A good rule of thumb for hard-right, Nazi or Nazi-adjacent groups is that one-third of its members are petty criminals, one-third are gay, and one-third are informants. The nature of such groups makes it hard to come up with firm numbers, so you’ll have to trust me. Comprised of often no more than a dozen or so individuals, from which people are constantly drifting in and out, makes attempting an actual count difficult if not impossible, but there is abundant evidence that this breakdown is closer than not to the truth. It is certainly true for now-defunct groups like the American Nazi Party and the National Renaissance Party, and nothing in the mountains of post-Charlottesville coverage and doxxing has given me any reason to update the general assumption for hard-right groups today.
Many individuals fall into more than one category. Patrik Hermansson, the most recent alt-right infiltrator, has a bit of a honeypot vibe. It’s probably not a coincidence that the most revealing scoop he produced pertained to Greg Johnson, editor of the rather gay-friendly fascist imprint Counter Currents. There are some individuals that fall into all three categories. Frazier Glenn Miller is now awaiting execution in El Dorado Prison outside of Wichita, for killing three outside a Kansas Jewish Community Center in 2014. Miller turned state’s evidence to testify in the Fort Smith Trial in 1988, a botched attempt by the Department of Justice to apply a seditious conspiracy charge to a slew of racist groups, some of which had never had any contact with one another prior to the trial. In exchange, he was rewarded with a reduced sentence and probably admission into a witness protection program (the government neither confirms nor denies this, but he was assigned a new Social Security number). Some years earlier Miller, an alcoholic and deeply troubled man, was arrested after being caught in flagrante with a male transvestite prostitute. He is an instructive example, because despite his informing, there is no reason to doubt he believed in what he was doing.

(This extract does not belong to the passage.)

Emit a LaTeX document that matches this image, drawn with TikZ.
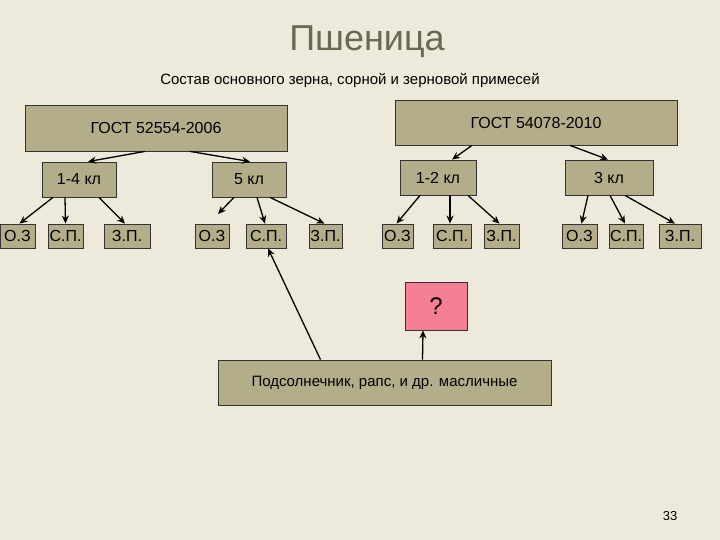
\documentclass[tikz,border=0pt]{standalone}
\usepackage{fontspec}
\setmainfont{Liberation Sans}
\usetikzlibrary{arrows.meta}
\definecolor{bg}{HTML}{EDEADB}
\definecolor{boxc}{HTML}{B3AD89}
\definecolor{titc}{HTML}{6B6751}
\definecolor{pinkc}{HTML}{F77F93}
\begin{document}
\begin{tikzpicture}[x=1pt,y=-1pt,
  box/.style={draw=black!80,fill=boxc,line width=0.8pt,inner sep=0pt,font=\fontsize{16}{18}\selectfont},
  sm/.style={box,minimum height=24pt},
  arr/.style={-{Stealth[length=8pt,width=7pt]},line width=1.3pt}]
\fill[bg] (0,0) rectangle (720,540);
\useasboundingbox (0,0) rectangle (720,540);
\node[text=titc,font=\fontsize{36}{40}\selectfont] (title) at (367,42) {Пшеница};
\node[font=\fontsize{15}{18}\selectfont] (sub) at (350,80) {Состав основного зерна, сорной и зерновой примесей};
\node[box,minimum width=262pt,minimum height=46pt] (g1) at (156,128) {ГОСТ 52554-2006};
\node[box,minimum width=282pt,minimum height=45pt] (g2) at (536,122.5) {ГОСТ 54078-2010};
\node[box,minimum width=74pt,minimum height=35pt] (k14) at (79,179.5) {1-4 кл};
\node[box,minimum width=74pt,minimum height=35pt] (k5) at (249,179.5) {5 кл};
\node[box,minimum width=76pt,minimum height=35pt] (k12) at (438,177.5) {1-2 кл};
\node[box,minimum width=88pt,minimum height=35pt] (k3) at (609,177.5) {3 кл};
\node[sm,minimum width=35pt] (a1) at (17.5,236) {О.З};
\node[sm,minimum width=35pt] (a2) at (65.5,236) {С.П.};
\node[sm,minimum width=46pt] (a3) at (127,236) {З.П.};
\node[sm,minimum width=34pt] (b1) at (212,236) {О.З};
\node[sm,minimum width=40pt] (b2) at (266,236) {С.П.};
\node[sm,minimum width=33pt] (b3) at (325.5,236) {З.П.};
\node[sm,minimum width=31pt] (c1) at (397.5,236) {О.З};
\node[sm,minimum width=38pt] (c2) at (452,236) {С.П.};
\node[sm,minimum width=35pt] (c3) at (501.5,236) {З.П.};
\node[sm,minimum width=35pt] (d1) at (579.5,236) {О.З};
\node[sm,minimum width=34pt] (d2) at (626,236) {С.П.};
\node[sm,minimum width=42pt] (d3) at (680,236) {З.П.};
\node[box,fill=pinkc,minimum width=62pt,minimum height=48pt,font=\fontsize{24}{28}\selectfont] (q) at (436,306) {?};
\node[box,minimum width=333pt,minimum height=45pt,font=\fontsize{15}{18}\selectfont] (m) at (384.5,382.5) {Подсолнечник, рапс, и др. масличные};
\node[font=\fontsize{13}{15}\selectfont] (pg) at (670,516) {33};
\draw[arr] ([xshift=-11pt]g1.south) -- ([xshift=9pt]k14.north);
\draw[arr] ([xshift=34pt]g1.south) -- ([xshift=1pt]k5.north);
\draw[arr] ([xshift=-64pt]g2.south) -- ([xshift=14pt]k12.north);
\draw[arr] ([xshift=34pt]g2.south) -- ([xshift=-1pt]k3.north);
\draw[arr] ([xshift=-26pt]k14.south) -- ([xshift=2pt]a1.north);
\draw[arr] ([xshift=-14pt]k14.south) -- (a2.north);
\draw[arr] ([xshift=20pt]k14.south) -- ([xshift=-2pt]a3.north);
\coordinate (b1e) at (218,214);
\draw[arr] ([xshift=-15pt]k5.south) -- (b1e);
\draw[arr] ([xshift=8pt]k5.south) -- ([xshift=-1pt]b2.north);
\draw[arr] ([xshift=21pt]k5.south) -- ([xshift=-1pt]b3.north);
\draw[arr] ([xshift=-18pt]k12.south) -- ([xshift=-1pt]c1.north);
\draw[arr] ([xshift=12pt]k12.south) -- ([xshift=-2pt]c2.north);
\draw[arr] ([xshift=30pt]k12.south) -- ([xshift=-2pt]c3.north);
\draw[arr] ([xshift=-21pt]k3.south) -- ([xshift=2pt]d1.north);
\draw[arr] ([xshift=1pt]k3.south) -- ([xshift=-1pt]d2.north);
\draw[arr] ([xshift=16pt]k3.south) -- ([xshift=-5pt]d3.north);
\draw[arr] ([xshift=-64pt]m.north) -- ([xshift=2pt]b2.south);
\draw[arr] ([xshift=38pt]m.north) -- ([xshift=-13pt]q.south);
\end{tikzpicture}
\end{document}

The phenomenon of the true-believing informant, strange as it may sound, is relatively common. George Lincoln Rockwell, the founder of the American Nazi Party, regularly telephoned the ADL’s man in Washington, Jason Silverman, to update him on party activities. Guy Banister, a former FBI agent-turned activist who was involved in Louisiana’s White Citizens Councils and the Minutemen, was regularly in touch with his former colleagues, which may have helped to shield him when a man who rented space in a building he owned, one Lee Harvey Oswald, came under posthumous scrutiny…
One interesting example that bears mentioning in relation to the Republic of Florida debacle is Roy Bullock, the ADL’s West Coast fact-finding director, who worked for the organization for about four decades. Bullock nearly kicked off an espionage scandal in the early 1990s when it was revealed that he had been handing over information on anti-apartheid activists to the South African government, and being paid for his services. When his houseboat was raided, authorities found files on hundreds of organizations and almost ten thousand individuals, some of which had been stolen from the San Francisco Police Department after they shut down their political intelligence operations. (There is also circumstantial evidence that his files on Palestinian activists were ending up in the hands of the Israeli government.)

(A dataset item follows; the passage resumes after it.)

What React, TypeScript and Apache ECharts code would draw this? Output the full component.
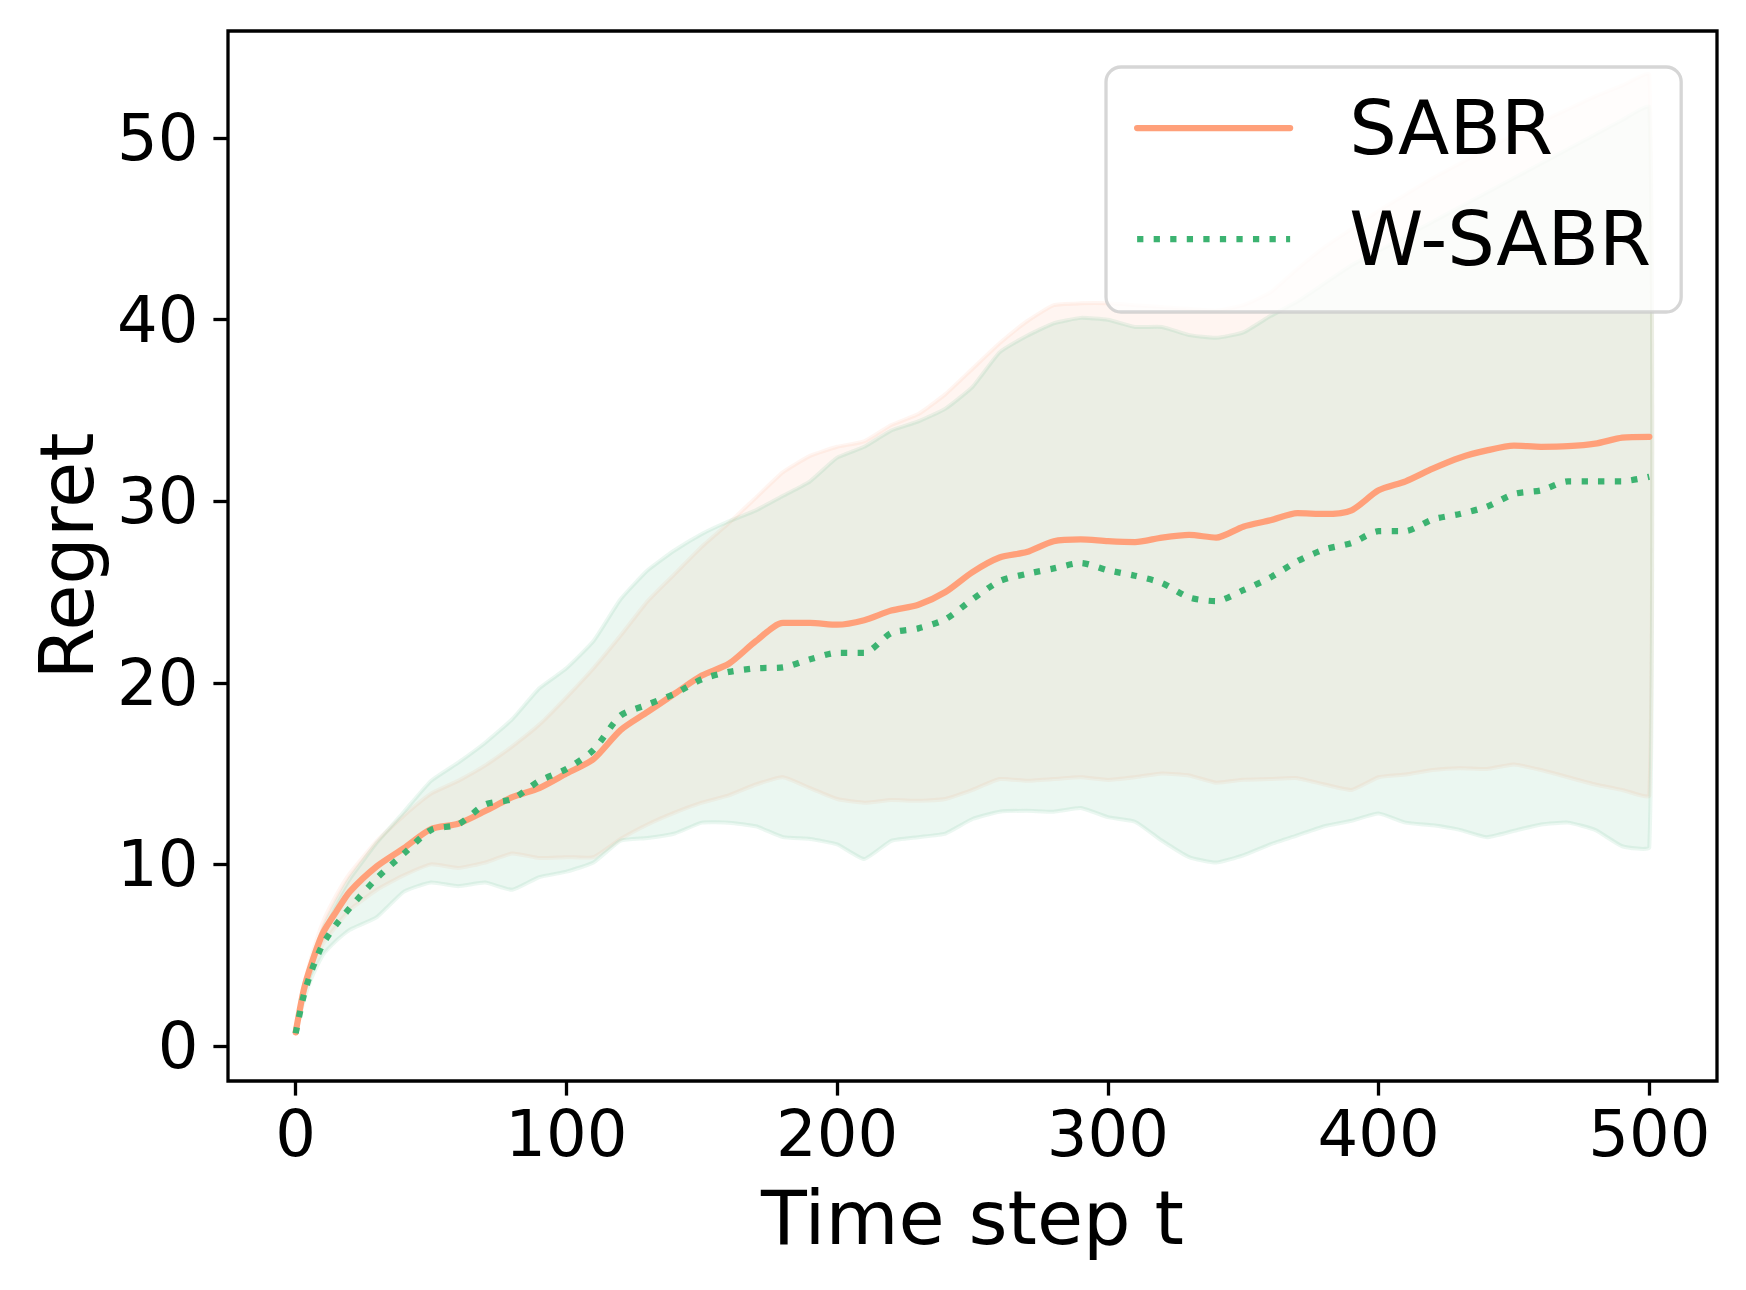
import React, { useEffect, useRef } from "react";
import * as echarts from "echarts";

// ---- data ----
const timeSteps = [
  0, 3, 6, 10, 15, 20, 30, 40, 50, 60, 70, 80, 90, 100, 110, 120, 130, 140, 150, 160,
  170, 180, 190, 200, 210, 220, 230, 240, 250, 260, 270, 280, 290, 300, 310, 320, 330,
  340, 350, 360, 370, 380, 390, 400, 410, 420, 430, 440, 450, 460, 470, 480, 490, 500,
];

const sabrMean = [
  0.75, 3.1, 4.6, 6.2, 7.4, 8.5, 9.9, 10.9, 11.95, 12.24, 12.94, 13.7, 14.2, 15.0, 15.8,
  17.4, 18.4, 19.4, 20.4, 21.05, 22.3, 23.3, 23.3, 23.2, 23.45, 23.98, 24.3, 25.0, 26.1,
  26.9, 27.2, 27.8, 27.9, 27.8, 27.75, 28.0, 28.15, 28.0, 28.6, 28.95, 29.35, 29.3, 29.5,
  30.6, 31.1, 31.8, 32.4, 32.8, 33.06, 33.0, 33.03, 33.17, 33.5, 33.55,
];
const sabrUpper = [
  0.75, 3.3, 5.0, 6.8, 8.3, 9.5, 11.3, 12.7, 13.9, 14.6, 15.45, 16.5, 17.7, 19.2, 20.8,
  22.6, 24.5, 26.0, 27.5, 28.8, 30.2, 31.6, 32.5, 33.0, 33.3, 34.2, 34.8, 35.9, 37.3, 38.7,
  39.9, 40.8, 40.9, 40.9, 40.8, 40.7, 40.6, 40.5, 40.8, 41.5, 42.8, 44.0, 45.0, 46.0, 46.9,
  47.8, 48.6, 49.4, 50.2, 50.9, 51.6, 52.3, 52.9, 53.5,
];
const sabrLower = [
  0.75, 2.9, 4.2, 5.6, 6.6, 7.5, 8.6, 9.4, 10.0, 9.8, 10.1, 10.6, 10.35, 10.4, 10.4, 11.4,
  12.2, 12.85, 13.4, 13.8, 14.4, 14.8, 14.2, 13.6, 13.4, 13.55, 13.5, 13.6, 14.1, 14.7,
  14.6, 14.7, 14.8, 14.65, 14.8, 15.0, 14.9, 14.5, 14.66, 14.7, 14.75, 14.4, 14.1, 14.8,
  14.95, 15.2, 15.3, 15.25, 15.5, 15.2, 14.8, 14.4, 14.1, 13.8,
];

const wsabrMean = [
  0.7, 2.8, 4.2, 5.6, 6.7, 7.6, 9.25, 10.6, 11.9, 12.2, 13.3, 13.6, 14.6, 15.25, 16.3,
  18.2, 18.8, 19.4, 20.2, 20.6, 20.8, 20.85, 21.3, 21.65, 21.65, 22.75, 23.0, 23.5, 24.6,
  25.6, 26.0, 26.3, 26.6, 26.2, 25.9, 25.5, 24.7, 24.5, 25.1, 25.8, 26.7, 27.35, 27.7,
  28.35, 28.36, 29.0, 29.3, 29.7, 30.4, 30.6, 31.1, 31.1, 31.1, 31.35,
];
const wsabrUpper = [
  0.7, 3.1, 4.8, 6.4, 7.9, 9.2, 11.2, 12.9, 14.6, 15.6, 16.7, 18.0, 19.7, 20.8, 22.3,
  24.6, 26.2, 27.3, 28.2, 28.9, 29.5, 30.3, 31.1, 32.4, 33.0, 33.9, 34.4, 35.1, 36.3, 38.2,
  39.1, 39.8, 40.1, 40.0, 39.6, 39.6, 39.15, 39.0, 39.3, 40.2, 41.0, 42.0, 43.0, 43.8,
  44.6, 45.4, 46.2, 47.0, 47.8, 48.6, 49.4, 50.2, 51.0, 51.7,
];
const wsabrLower = [
  0.7, 2.5, 3.8, 5.0, 5.8, 6.4, 7.1, 8.5, 9.0, 8.8, 9.0, 8.6, 9.3, 9.6, 10.1, 11.3,
  11.45, 11.7, 12.3, 12.3, 12.1, 11.5, 11.4, 11.1, 10.3, 11.3, 11.5, 11.7, 12.5, 12.9,
  12.95, 12.9, 13.1, 12.6, 12.35, 11.3, 10.4, 10.1, 10.5, 11.1, 11.6, 12.1, 12.4, 12.8,
  12.3, 12.15, 11.9, 11.5, 11.85, 12.2, 12.3, 11.9, 11.0, 10.95,
];

const xTickValues = [0, 100, 200, 300, 400, 500];
const yTickValues = [0, 10, 20, 30, 40, 50];
const seriesNames = ["SABR", "W-SABR"];

// ---- styles ----
const SABR_COLOR = "#FFA07A";
const WSABR_COLOR = "#3CB371";
const SABR_FILL = "rgba(255,160,122,0.1)";
const WSABR_FILL = "rgba(60,179,113,0.1)";
const FONT = "DejaVu Sans";
const LW = 6.25;

function bandSeries(name: string, lower: number[], upper: number[], fill: string, z: number) {
  return {
    type: "custom",
    name,
    silent: true,
    z,
    clip: true,
    data: [[timeSteps[0], lower[0]]],
    encode: { x: 0, y: 1 },
    renderItem: (_params: any, api: any) => {
      const top = timeSteps.map((t, i) => api.coord([t, upper[i]]));
      const bottom = timeSteps.map((t, i) => api.coord([t, lower[i]])).reverse();
      return {
        type: "polygon",
        shape: { points: top.concat(bottom), smooth: 0.15 },
        style: { fill, stroke: fill, lineWidth: 4, lineJoin: "round" },
      };
    },
  };
}

export default function App() {
  const ref = useRef<HTMLDivElement>(null);

  useEffect(() => {
    document.body.style.margin = "0";
    if (!ref.current) return;
    const chart = echarts.init(ref.current, undefined, { renderer: "svg" });
    const tickFont = { fontSize: 64, fontFamily: FONT, color: "#000" };
    const nameFont = { fontSize: 75, fontFamily: FONT, color: "#000" };
    chart.setOption({
      animation: false,
      backgroundColor: "#ffffff",
      textStyle: { fontFamily: FONT },
      grid: {
        left: 228,
        top: 31,
        width: 1489,
        height: 1050,
        show: true,
        borderColor: "#000",
        borderWidth: 3.3,
        backgroundColor: "transparent",
      },
      xAxis: {
        type: "value",
        min: -25,
        max: 525,
        name: "Time step t",
        nameLocation: "middle",
        nameGap: 99.5,
        nameTextStyle: nameFont,
        axisLine: { show: false, onZero: false },
        splitLine: { show: false },
        axisTick: {
          show: true,
          customValues: xTickValues,
          length: 14.6,
          lineStyle: { color: "#000", width: 3.3 },
        },
        axisLabel: { customValues: xTickValues, margin: 21, ...tickFont },
      },
      yAxis: {
        type: "value",
        min: -1.93,
        max: 55.9,
        name: "Regret",
        nameLocation: "middle",
        nameRotate: 90,
        nameGap: 124,
        nameTextStyle: nameFont,
        axisLine: { show: false, onZero: false },
        splitLine: { show: false },
        axisTick: {
          show: true,
          customValues: yTickValues,
          length: 14.6,
          lineStyle: { color: "#000", width: 3.3 },
        },
        axisLabel: { customValues: yTickValues, margin: 29.5, ...tickFont },
      },
      legend: {
        data: seriesNames,
        orient: "vertical",
        left: 1106,
        top: 67,
        itemWidth: 153,
        itemHeight: 20,
        itemGap: 36,
        padding: [23.5, 30, 35.5, 28],
        backgroundColor: "rgba(255,255,255,0.8)",
        borderColor: "rgba(204,204,204,0.8)",
        borderWidth: 3.3,
        borderRadius: 15,
        selectedMode: false,
        z: 10,
        lineStyle: { width: LW },
        itemStyle: { opacity: 0 },
        textStyle: { ...nameFont, padding: [0, 0, 0, 54] },
      },
      series: [
        bandSeries("SABR band", sabrLower, sabrUpper, SABR_FILL, 1),
        {
          type: "line",
          name: seriesNames[0],
          data: timeSteps.map((t, i) => [t, sabrMean[i]]),
          symbol: "none",
          showSymbol: false,
          smooth: 0.25,
          silent: true,
          z: 3,
          itemStyle: { color: SABR_COLOR },
          lineStyle: { color: SABR_COLOR, width: LW, join: "round", cap: "round" },
        },
        bandSeries("W-SABR band", wsabrLower, wsabrUpper, WSABR_FILL, 1),
        {
          type: "line",
          name: seriesNames[1],
          data: timeSteps.map((t, i) => [t, wsabrMean[i]]),
          symbol: "none",
          showSymbol: false,
          smooth: 0.25,
          silent: true,
          z: 4,
          itemStyle: { color: WSABR_COLOR },
          lineStyle: {
            color: WSABR_COLOR,
            width: LW,
            type: [LW, 10.3],
            cap: "butt",
            join: "round",
          },
        },
      ],
    });
    return () => chart.dispose();
  }, []);

  return (
    <div
      ref={ref}
      style={{ position: "absolute", left: 0, top: 0, width: 1746, height: 1290 }}
    />
  );
}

The ADL settled several lawsuits out of court with people who had been spied upon, though they claim no wrongdoing. Bullock is germane to today’s case because, in the course of infiltrating a wide variety of Arab-American groups, he was accused of doing things like leaving holocaust denial literature on their tables. This is a common theme of watchdog activities: they will try to equate, tarnish, or otherwise associate a legitimate disagreement with bigotry. It would be useful to the ADL to associate Palestinian rights with holocaust denial, and if there isn’t enough evidence to actually support the connection, what’s a little ratfucking for a good cause?

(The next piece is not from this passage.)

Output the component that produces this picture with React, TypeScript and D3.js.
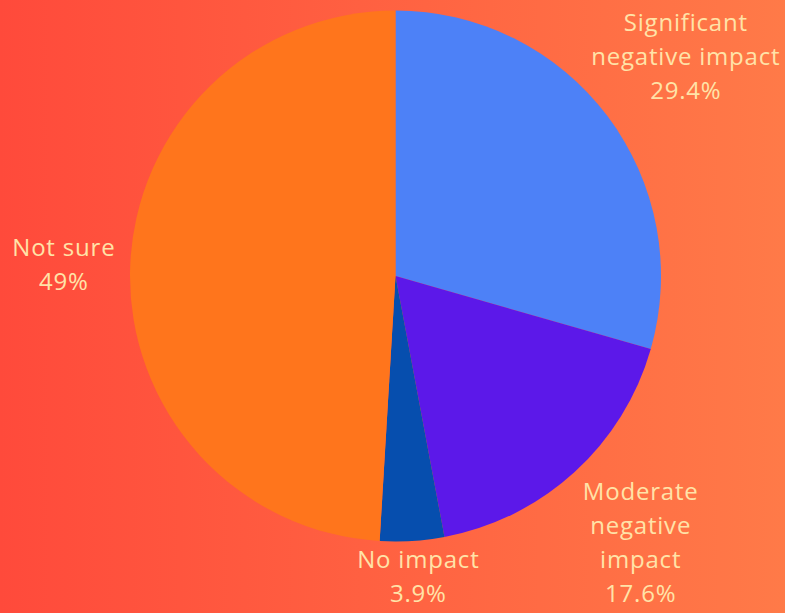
import React from "react";
import * as d3 from "d3";

const categories = ["Significant negative impact", "Moderate negative impact", "No impact", "Not sure"];
const labelLines = [["Significant", "negative impact"], ["Moderate", "negative", "impact"], ["No impact"], ["Not sure"]];
const percentLabels = ["29.4%", "17.6%", "3.9%", "49%"];
const values = [29.4, 17.6, 3.9, 49];
const colors = ["#4d81f7", "#5c18e9", "#064eae", "#ff751c"];

const W = 785;
const H = 613;
const cx = 395.5;
const cy = 276;
const R = 265.5;
const fontSize = 24;
const lineH = 34;

export default function App() {
  React.useEffect(() => {
    document.body.style.margin = "0";
  }, []);
  const pie = d3.pie<number>().sort(null).value((d) => d)(values);
  const arc = d3.arc<d3.PieArcDatum<number>>().innerRadius(0).outerRadius(R);
  const labelArc = d3.arc<d3.PieArcDatum<number>>().innerRadius(364).outerRadius(364);

  return (
    <svg width={W} height={H} style={{ display: "block" }} fontFamily="'Open Sans', sans-serif">
      <defs>
        <linearGradient id="bg" x1="0" y1="0" x2="1" y2="0">
          <stop offset="0" stopColor="#ff4a3b" />
          <stop offset="1" stopColor="#ff7a48" />
        </linearGradient>
      </defs>
      <rect width={W} height={H} fill="url(#bg)" />
      <g transform={`translate(${cx},${cy})`}>
        {pie.map((p, i) => (
          <path key={categories[i]} d={arc(p) || ""} fill={colors[i]} />
        ))}
      </g>
      {pie.map((p, i) => {
        const [lx, ly] = labelArc.centroid(p);
        const lines = [...labelLines[i], percentLabels[i]];
        const maxLen = d3.max(lines, (l) => l.length) || 0;
        const estW = maxLen * fontSize * 0.54;
        const blockH = lines.length * lineH;
        let x = cx + lx;
        let y = cy + ly;
        x = Math.max(estW / 2 + 12, Math.min(W - estW / 2 - 2, x));
        y = Math.max(blockH / 2 + 2, Math.min(H - blockH / 2 - 2, y));
        const top = y - blockH / 2;
        return (
          <text key={"l" + i} textAnchor="middle" fill="#ffe3a8" fontSize={fontSize} letterSpacing={0.8}>
            {lines.map((l, j) => (
              <tspan key={j} x={x} y={top + lineH * j + lineH * 0.74}>
                {l}
              </tspan>
            ))}
          </text>
        );
      })}
    </svg>
  );
}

From 1991 to 1993 the FBI briefly was involved in infiltrating militia groups in Texas, setting up a front organization called the Veterans Aryan Militia which was used to make inroads in the Texas Light Infantry, among others. The VAM was intentionally modeled after The Order, a white nationalist criminal organization famous for several robberies and the assassination of Denver radio host Alan Berg, and according to J.M. Berger’s report for the New America Foundation, it consisted of at least one agent provocateur, and worked to strengthen links between militias and groups like the Aryan Nations, which, up to that point, had been virtually nonexistent…
By organizing the Charlottesville white nationalist rally that turned deadly last fall, former Occupy activist Jason Kessler provided the watchdog organizations their greatest fundraising coup in years. And now, the Robespierre of the Republic of Florida seems to think it would be good PR to associate his group with a school shooter.